Dubbing the Congress’s claim of a BJP hand behind the resignation of ruling alliance MLAs to destabilise the government in the state as “bogus”, Joshi said, “All this is happening because the Congress has become leaderless and rather than blaming others, they should settle their house first.”

There is complete “anarchy” in Congress and its Karnataka unit is “functioning like an independent entity as central leadership has no say in the state unit,” Joshi, a former chief of the state BJP unit, told PTI.

The crisis, which had been brewing ever since the BJP swept the parliamentary polls in the state, deepened as 13 Congress and JD(S) MLAs submitting their resignation to the speaker.

The Congress and the JD(S) managed to win just one seat each in the state having 28 Lok Sabha constituencies.
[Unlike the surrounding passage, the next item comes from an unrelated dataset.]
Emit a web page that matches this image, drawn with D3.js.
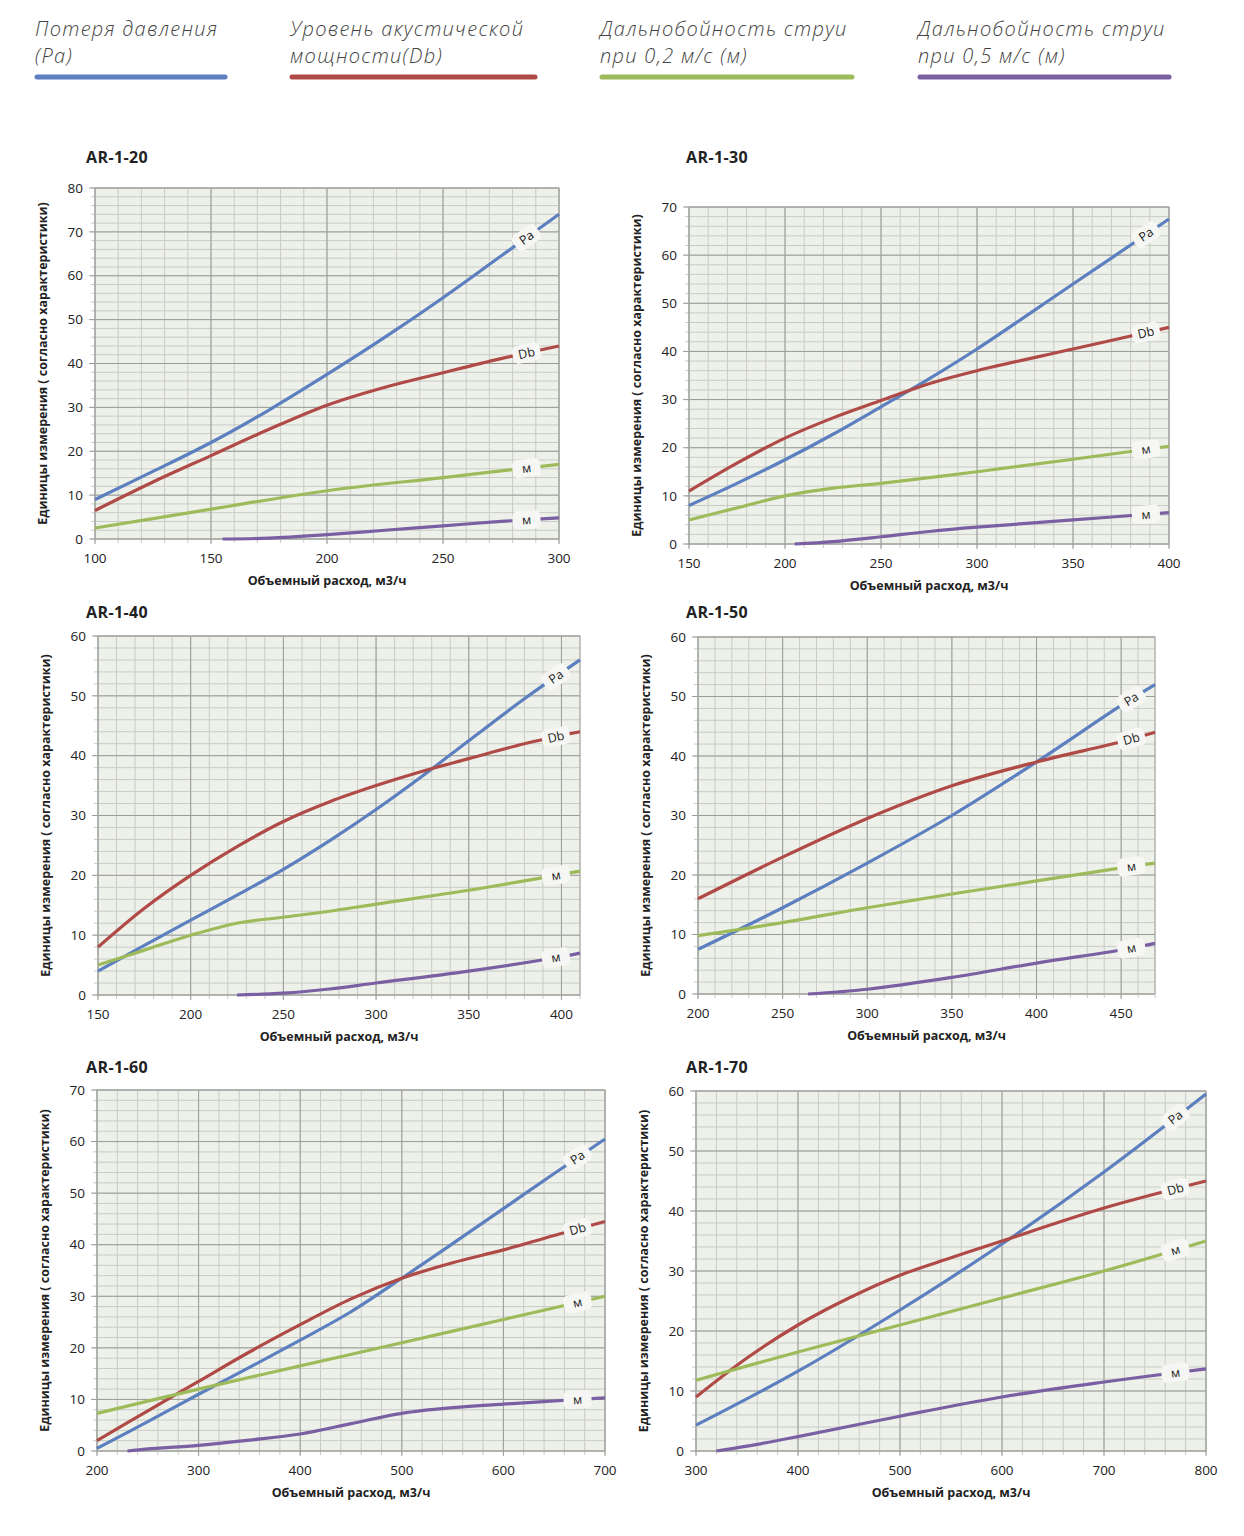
<!DOCTYPE html>
<html>
<head>
<meta charset="utf-8">
<script src="https://cdn.jsdelivr.net/npm/d3@7"></script>
<style>
body { margin: 0; background: #fff; }
</style>
</head>
<body>
<svg id="page" width="1244" height="1536"></svg>
<script>
// legend
var legendLabels = [
    ["Потеря давления", "(Pa)"],
    ["Уровень акустической", "мощности(Db)"],
    ["Дальнобойность струи", "при 0,2 м/с (м)"],
    ["Дальнобойность струи", "при 0,5 м/с (м)"]
];
var seriesColors = ["#5b7fbf", "#b04a47", "#9dbb5a", "#7a60a2"];
var lineTags = ["Pa", "Db", "м", "м"];
var chartNames = ["AR-1-20", "AR-1-30", "AR-1-40", "AR-1-50", "AR-1-60", "AR-1-70"];
var xAxisTitle = "Объемный расход, м3/ч";
var yAxisTitle = "Единицы измерения ( согласно характеристики)";

// axes: [min, max, major step, minor step]
var xDomains = [[100, 300, 50, 10], [150, 400, 50, 10], [150, 410, 50, 10], [200, 470, 50, 10], [200, 700, 100, 20], [300, 800, 100, 20]];
var yDomains = [[0, 80, 10, 2], [0, 70, 10, 2], [0, 60, 10, 2], [0, 60, 10, 2], [0, 70, 10, 2], [0, 60, 10, 2]];
// x value where the tag sits on each line
var tagAt = [286, 388, 397, 456, 673, 770];

// series, [flow, value]
var ar20Pa = [[100, 9], [125, 15.4], [150, 22], [175, 29.4], [200, 37.5], [225, 46], [250, 55], [275, 64.5], [300, 74]];
var ar20Db = [[100, 6.5], [125, 13], [150, 19], [175, 25], [200, 30.5], [225, 34.6], [250, 37.9], [275, 41.1], [300, 44]];
var ar20M2 = [[100, 2.5], [150, 6.8], [200, 11], [250, 14], [300, 17]];
var ar20M5 = [[155, 0], [175, 0.2], [200, 1], [225, 2], [250, 3], [275, 4], [300, 4.8]];

var ar30Pa = [[150, 8], [175, 12.6], [200, 17.5], [225, 22.8], [250, 28.5], [275, 34.3], [300, 40.5], [350, 54], [400, 67.5]];
var ar30Db = [[150, 11], [175, 16.8], [200, 22], [225, 26.2], [250, 29.8], [275, 33.3], [300, 36], [350, 40.5], [400, 45]];
var ar30M2 = [[150, 5], [175, 7.5], [200, 10], [225, 11.6], [250, 12.6], [300, 15], [350, 17.6], [400, 20.3]];
var ar30M5 = [[205, 0], [225, 0.5], [250, 1.5], [275, 2.6], [300, 3.5], [350, 5], [400, 6.5]];

var ar40Pa = [[150, 4], [175, 8.3], [200, 12.5], [225, 16.7], [250, 21], [275, 25.8], [300, 31], [325, 36.6], [350, 42.5], [380, 49.5], [410, 56]];
var ar40Db = [[150, 8], [175, 14.5], [200, 20], [225, 24.8], [250, 29], [275, 32.3], [300, 35], [325, 37.4], [350, 39.5], [380, 42], [410, 44]];
var ar40M2 = [[150, 5], [175, 7.5], [200, 10], [225, 12], [250, 13], [275, 14], [300, 15.2], [350, 17.5], [410, 20.7]];
var ar40M5 = [[225, 0], [250, 0.3], [275, 1], [300, 2], [350, 4], [400, 6.4], [410, 7]];

var ar50Pa = [[200, 7.5], [250, 14.5], [300, 22], [350, 30], [400, 39], [450, 48.5], [470, 52]];
var ar50Db = [[200, 16], [250, 23], [300, 29.5], [350, 35], [400, 39], [450, 42.4], [470, 44]];
var ar50M2 = [[200, 9.8], [250, 12], [300, 14.5], [350, 16.8], [400, 19], [450, 21.2], [470, 22]];
var ar50M5 = [[265, 0], [300, 0.8], [350, 2.8], [400, 5.2], [450, 7.4], [470, 8.5]];

var ar60Pa = [[200, 0.5], [250, 5.7], [300, 11], [350, 16.2], [400, 21.5], [450, 27], [500, 33.5], [550, 40.2], [600, 47], [650, 53.8], [700, 60.5]];
var ar60Db = [[200, 2], [250, 7.8], [300, 13.5], [350, 19.2], [400, 24.5], [450, 29.5], [500, 33.5], [550, 36.5], [600, 39], [650, 41.8], [700, 44.5]];
var ar60M2 = [[200, 7.3], [300, 12], [400, 16.5], [500, 21], [600, 25.5], [700, 30]];
var ar60M5 = [[230, 0], [250, 0.4], [300, 1.1], [350, 2.1], [400, 3.3], [450, 5.3], [500, 7.3], [550, 8.4], [600, 9.1], [650, 9.7], [700, 10.3]];

var ar70Pa = [[300, 4.3], [400, 13.3], [500, 23.5], [600, 34.5], [700, 46.5], [800, 59.5]];
var ar70Db = [[300, 9], [350, 15.5], [400, 21], [450, 25.5], [500, 29.3], [550, 32.2], [600, 35], [700, 40.5], [800, 45]];
var ar70M2 = [[300, 11.8], [400, 16.5], [500, 21], [600, 25.5], [700, 30], [800, 35]];
var ar70M5 = [[320, 0], [350, 0.8], [400, 2.4], [500, 5.8], [600, 9], [700, 11.5], [800, 13.7]];

var chartSeries = [
    [ar20Pa, ar20Db, ar20M2, ar20M5],
    [ar30Pa, ar30Db, ar30M2, ar30M5],
    [ar40Pa, ar40Db, ar40M2, ar40M5],
    [ar50Pa, ar50Db, ar50M2, ar50M5],
    [ar60Pa, ar60Db, ar60M2, ar60M5],
    [ar70Pa, ar70Db, ar70M2, ar70M5]
];

// plot boxes on the page: left, right, top, bottom, title x / baseline
var boxes = [
    {l: 95, r: 559, t: 188, b: 539, tx: 86, ty: 163},
    {l: 689, r: 1169, t: 207, b: 544, tx: 686, ty: 163},
    {l: 98, r: 580, t: 636, b: 995, tx: 86, ty: 618},
    {l: 698, r: 1155, t: 637, b: 994, tx: 686, ty: 618},
    {l: 97, r: 605, t: 1090, b: 1451, tx: 86, ty: 1073},
    {l: 696, r: 1206, t: 1091, b: 1451, tx: 686, ty: 1073}
];

var svg = d3.select("#page");
var plotBg = "#eef1ea";

// legend at the top
var legendX = [35, 290, 600, 918];
var legendW = [192, 247, 254, 253];
legendLabels.forEach(function (lines, i) {
    var g = svg.append("g").attr("transform", "translate(" + legendX[i] + ",0)");
    lines.forEach(function (t, k) {
        g.append("text")
            .attr("x", 0)
            .attr("y", 36 + k * 27)
            .attr("font-family", "'Open Sans', Lato, sans-serif")
            .attr("font-style", "italic")
            .attr("font-weight", 300)
            .attr("font-size", 20)
            .attr("letter-spacing", 1.3)
            .attr("fill", "#444")
            .text(t);
    });
    g.append("line")
        .attr("x1", 2).attr("x2", legendW[i] - 2)
        .attr("y1", 77).attr("y2", 77)
        .attr("stroke", seriesColors[i])
        .attr("stroke-width", 5)
        .attr("stroke-linecap", "round");
});

function valueAt(data, x) {
    for (var i = 1; i < data.length; i++) {
        if (x <= data[i][0]) {
            var a = data[i - 1], b = data[i];
            return a[1] + (b[1] - a[1]) * (x - a[0]) / (b[0] - a[0]);
        }
    }
    return data[data.length - 1][1];
}

chartNames.forEach(function (name, ci) {
    var box = boxes[ci];
    var xd = xDomains[ci], yd = yDomains[ci];
    var x = d3.scaleLinear().domain([xd[0], xd[1]]).range([box.l, box.r]);
    var y = d3.scaleLinear().domain([yd[0], yd[1]]).range([box.b, box.t]);
    var g = svg.append("g").attr("class", "chart");

    g.append("text")
        .attr("x", box.tx)
        .attr("y", box.ty)
        .attr("font-family", "'Open Sans', sans-serif")
        .attr("font-weight", 700)
        .attr("font-size", 16)
        .attr("letter-spacing", 0.4)
        .attr("fill", "#222")
        .text(name);

    g.append("rect")
        .attr("x", box.l).attr("y", box.t)
        .attr("width", box.r - box.l).attr("height", box.b - box.t)
        .attr("fill", plotBg);

    var minorX = d3.range(xd[0], xd[1] + 0.001, xd[3]);
    var minorY = d3.range(yd[0], yd[1] + 0.001, yd[3]);
    var majorX = d3.range(xd[0], xd[1] + 0.001, xd[2]);
    var majorY = d3.range(yd[0], yd[1] + 0.001, yd[2]);

    g.append("g").selectAll("line").data(minorX).enter().append("line")
        .attr("x1", function (d) { return x(d); }).attr("x2", function (d) { return x(d); })
        .attr("y1", box.t).attr("y2", box.b + 4)
        .attr("stroke", "#c9cbc6").attr("stroke-width", 1);
    g.append("g").selectAll("line").data(minorY).enter().append("line")
        .attr("x1", box.l - 4).attr("x2", box.r)
        .attr("y1", function (d) { return y(d); }).attr("y2", function (d) { return y(d); })
        .attr("stroke", "#c9cbc6").attr("stroke-width", 1);
    g.append("g").selectAll("line").data(majorX).enter().append("line")
        .attr("x1", function (d) { return x(d); }).attr("x2", function (d) { return x(d); })
        .attr("y1", box.t).attr("y2", box.b + 5)
        .attr("stroke", "#9a9c98").attr("stroke-width", 1);
    g.append("g").selectAll("line").data(majorY).enter().append("line")
        .attr("x1", box.l - 6).attr("x2", box.r)
        .attr("y1", function (d) { return y(d); }).attr("y2", function (d) { return y(d); })
        .attr("stroke", "#9a9c98").attr("stroke-width", 1);
    g.append("rect")
        .attr("x", box.l).attr("y", box.t)
        .attr("width", box.r - box.l).attr("height", box.b - box.t)
        .attr("fill", "none").attr("stroke", "#a4a6a2");

    // tick labels
    g.append("g").selectAll("text").data(majorX).enter().append("text")
        .attr("x", function (d) { return x(d); })
        .attr("y", box.b + 24)
        .attr("text-anchor", "middle")
        .attr("font-family", "'Open Sans', sans-serif")
        .attr("font-size", 13.5)
        .attr("fill", "#222")
        .text(function (d) { return d; });
    g.append("g").selectAll("text").data(majorY).enter().append("text")
        .attr("x", box.l - 12)
        .attr("y", function (d) { return y(d); })
        .attr("dy", "0.35em")
        .attr("text-anchor", "end")
        .attr("font-family", "'Open Sans', sans-serif")
        .attr("font-size", 13.5)
        .attr("fill", "#222")
        .text(function (d) { return d; });

    g.append("text")
        .attr("x", (box.l + box.r) / 2)
        .attr("y", box.b + 46)
        .attr("text-anchor", "middle")
        .attr("font-family", "'Open Sans', sans-serif")
        .attr("font-weight", 700)
        .attr("font-size", 12.5)
        .attr("fill", "#222")
        .text(xAxisTitle);
    var yc = (box.t + box.b) / 2;
    g.append("text")
        .attr("transform", "translate(" + (box.l - 52) + "," + yc + ") rotate(-90)")
        .attr("text-anchor", "middle")
        .attr("dy", "0.35em")
        .attr("font-family", "'Open Sans', sans-serif")
        .attr("font-weight", 700)
        .attr("font-size", 12.5)
        .attr("fill", "#222")
        .text(yAxisTitle);

    var line = d3.line()
        .x(function (d) { return x(d[0]); })
        .y(function (d) { return y(d[1]); })
        .curve(d3.curveCatmullRom);

    chartSeries[ci].forEach(function (data, si) {
        g.append("path")
            .attr("d", line(data))
            .attr("fill", "none")
            .attr("stroke", seriesColors[si])
            .attr("stroke-width", 3.2);
    });

    // tags sitting on the lines
    chartSeries[ci].forEach(function (data, si) {
        var tx = tagAt[ci];
        var d0 = xd[3] / 2;
        var p0 = [x(tx - d0), y(valueAt(data, tx - d0))];
        var p1 = [x(tx + d0), y(valueAt(data, tx + d0))];
        var ang = Math.atan2(p1[1] - p0[1], p1[0] - p0[0]) * 180 / Math.PI;
        var tg = g.append("g")
            .attr("transform", "translate(" + x(tx) + "," + y(valueAt(data, tx)) + ") rotate(" + ang + ")");
        tg.append("rect")
            .attr("x", -14).attr("y", -9)
            .attr("width", 28).attr("height", 18)
            .attr("rx", 5)
            .attr("fill", "#f6f7f4");
        tg.append("text")
            .attr("text-anchor", "middle")
            .attr("dy", "0.35em")
            .attr("font-family", "'Open Sans', sans-serif")
            .attr("font-size", 12.5)
            .attr("fill", "#222")
            .text(lineTags[si]);
    });
});
</script>
</body>
</html>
The BJP bagged 25 seats and an Independent supported by it won from Mandya.

The wobbly coalition in power for 13 months has a strength of 118 in the 224-member assembly and faces the risk of losing majority if the resignations are accepted.

Stating that the resignation of MLAs is a “game plan” of Siddaramaiah, Joshi said, “The current political crisis is actually an outcome of power struggle between Siddaramaiah and Kumaraswamy.”

On one side Siddaramaiah wants to destabilise the government and on the other, Congress leader DK Shivakumar is working to save it, the BJP lawmaker from Dharwad in Karnataka said.

Assembly Speaker Ramesh Kumar, who was not in his office when 12 of the rebel legislators of the coalition went there to put in their papers on Saturday, has said, “Whether the government will fall or survive” would be decided “in the assembly”.

The assembly session will begin on July 12.

The coalition partners, JD(S) and Congress, have been plagued by dissensions over allocation of ministerial berths and distribution of Lok Sabha seats.